Islamic State is also on the back foot in Syria, where Kurdish and Arab militias backed by the U.S.-led coalition have captured swathes of its territory in the north and are assaulting its main Syrian stronghold of Raqqa.
McGurk said about 2,000 Islamic State fighters remained in Raqqa and as much as 60 percent of the city had been retaken.
The jihadist group is now falling back deeper into the Euphrates valley region of eastern Syria.
Mattis said the next step for forces fighting Islamic State in Syria would be a move against the middle Euphrates valley, a reference to the militants' stronghold in Deir al-Zor province southeast of Raqqa.
A U.S. official also said Mattis would press Massoud Barzani, president of the autonomous Kurdistan Regional Government, to call off a planned referendum on independence.

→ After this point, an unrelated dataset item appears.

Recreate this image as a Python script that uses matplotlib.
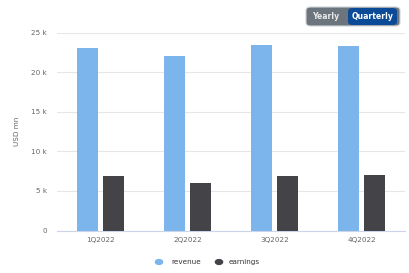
import matplotlib.pyplot as plt
import numpy as np
from matplotlib.patches import FancyBboxPatch

quarters = ['1Q2022', '2Q2022', '3Q2022', '4Q2022']
revenue = [23070, 22060, 23490, 23320]
earnings = [6890, 6040, 6890, 6980]
y_ticks = [0, 5000, 10000, 15000, 20000, 25000]
y_tick_labels = ['0', '5 k', '10 k', '15 k', '20 k', '25 k']

W, H = 409, 273
fig = plt.figure(figsize=(W / 100, H / 100), dpi=100)
fig.patch.set_facecolor('white')

ax = fig.add_axes([57.2 / W, (H - 230.5) / H, 348 / W, (230.5 - 32.7) / H])
x = np.arange(len(quarters))
bw = 0.238
ax.bar(x - 0.149, revenue, bw, color='#7cb5ec', label='revenue', zorder=3)
ax.bar(x + 0.149, earnings, bw, color='#434348', label='earnings', zorder=3)

ax.set_xlim(-0.5, len(quarters) - 0.5)
ax.set_ylim(0, 25000)
ax.set_yticks(y_ticks)
ax.set_yticklabels(y_tick_labels)
ax.set_xticks(x)
ax.set_xticklabels(quarters)
ax.tick_params(axis='both', length=0, labelsize=5.2, colors='#666666')
ax.tick_params(axis='y', pad=7.2)
ax.tick_params(axis='x', pad=5)
ax.grid(axis='y', color='#e6e6e6', linewidth=0.8, zorder=0)
for s in ['top', 'right', 'left']:
    ax.spines[s].set_visible(False)
ax.spines['bottom'].set_color('#ccd6eb')
ax.spines['bottom'].set_linewidth(0.8)
ax.set_ylabel('USD mn', fontsize=5.2, color='#666666')
ax.yaxis.set_label_coords((20 - 57.2) / 348, 0.5)

leg = fig.legend(loc='center', bbox_to_anchor=(211 / W, (H - 262) / H), ncol=2,
                 frameon=False, fontsize=5.2, handlelength=0.8, handleheight=0.8,
                 columnspacing=2.6, handletextpad=0.5)
for h in leg.legend_handles:
    h.set_visible(False)
for t in leg.get_texts():
    t.set_color('#333333')
# round legend markers
lx = [159, 219]
for cx, c in zip(lx, ['#7cb5ec', '#434348']):
    fig.add_artist(plt.Circle((cx / W, (H - 262) / H), 3.6 / W, color=c,
                              transform=fig.transFigure))

# Yearly / Quarterly toggle
outer = FancyBboxPatch((306 / W, (H - 26) / H), 94 / W, 19 / H,
                       boxstyle='round,pad=0,rounding_size=0.012',
                       transform=fig.transFigure, facecolor='#6c757d',
                       edgecolor='#d0d4d8', linewidth=0.8)
inner = FancyBboxPatch((348 / W, (H - 25) / H), 49 / W, 17 / H,
                       boxstyle='round,pad=0,rounding_size=0.012',
                       transform=fig.transFigure, facecolor='#0a4a96',
                       edgecolor='none')
fig.add_artist(outer)
fig.add_artist(inner)
fig.text(326 / W, (H - 16.5) / H, 'Yearly', fontsize=5.6, color='#e8e8e8',
         fontweight='bold', ha='center', va='center')
fig.text(372.5 / W, (H - 16.5) / H, 'Quarterly', fontsize=5.6, color='white',
         fontweight='bold', ha='center', va='center')

fig.savefig('out.png', dpi=100)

Iraq's Kurds have said they will hold the referendum on Sept. 25 despite concerns from Iraq's neighbors who have Kurdish minorities within their borders and a U.S. request to postpone it.
However, a senior Kurdish official said the Kurds may consider the possibility of a delay in return for financial and political concessions from the central government in Baghdad.
The United States and other Western nations fear the vote could ignite a new conflict with Baghdad and possibly neighboring countries, diverting attention from the ongoing war against Islamic State militants in Iraq and Syria.